Concerns over the cybersecurity compound the dilemma. Security of private financial information is a dominate issue for everyone in government and the global financial industry. Considering the computer security breaches already a daily occurrence, it is prudent to assume that no computer system is secure. The government’s own reports back that up. Whatever information is loaded on a computer system connected to the internet can be hacked. Even if not internet connected, if it is on a computer it can be stolen by someone on the IFC inside. It is not a question of if; it is only a question of when.

FATCA compliance demands that substantial and intimate private financial information must be obtained by a financial institution to determine if an account holder, customer, or investor is a US person or company – or isn’t. Essentially, this puts all that valuable financial information on a silver platter.

US financial institutions attempting to comply with FATCA’s requirements are experiencing extreme difficulties. US financial institutions play an important role in the collection of withholding taxes for the government and education of global investors in US markets. Letters sent to the IRS Commissioner by some of the major US banks explicitly make this point.

They explain that while their “advisors and software vendors continue to work diligently…to establish the processes and procedure necessary to implement FATCA …We need more time to fully understand the guidance provided to date and its interaction with local IGA requirements, provide comments to the government, change our internal processes and systems, train our employees, and educate clients.”

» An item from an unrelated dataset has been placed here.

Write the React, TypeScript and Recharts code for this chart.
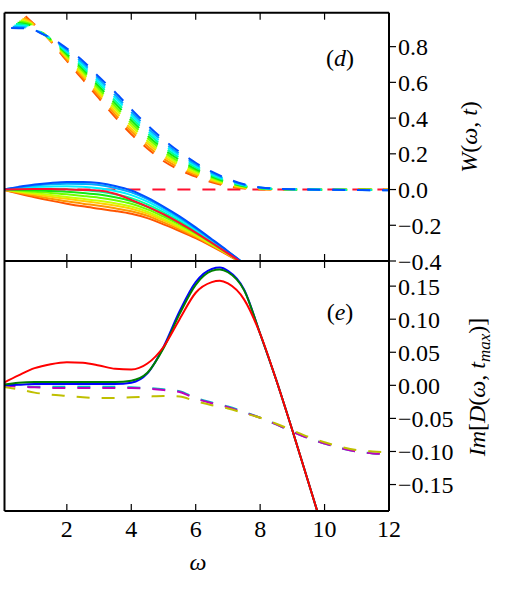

“FATCA is unparalleled in its complexity, size, and global reach, and there is simply not enough time left to ensure a successful launch by July 1, 2014 [Which IRS has now delayed until next year and allowed transition patch]. The open questions are too numerous and the time needed to implement all the rules that we do not understand is too short.”

Any decision by an institution, which involves both the expenditure of precious capital and its continued existence as a viable entity, is not made in a vacuum. Context becomes everything. Whether FATCA compliance is in the best interest of any player in the global financial industry or jurisdiction is a decision that each must make on their own.

FATCA is here. What needs to be determined by all who are affected is what are they going to do now?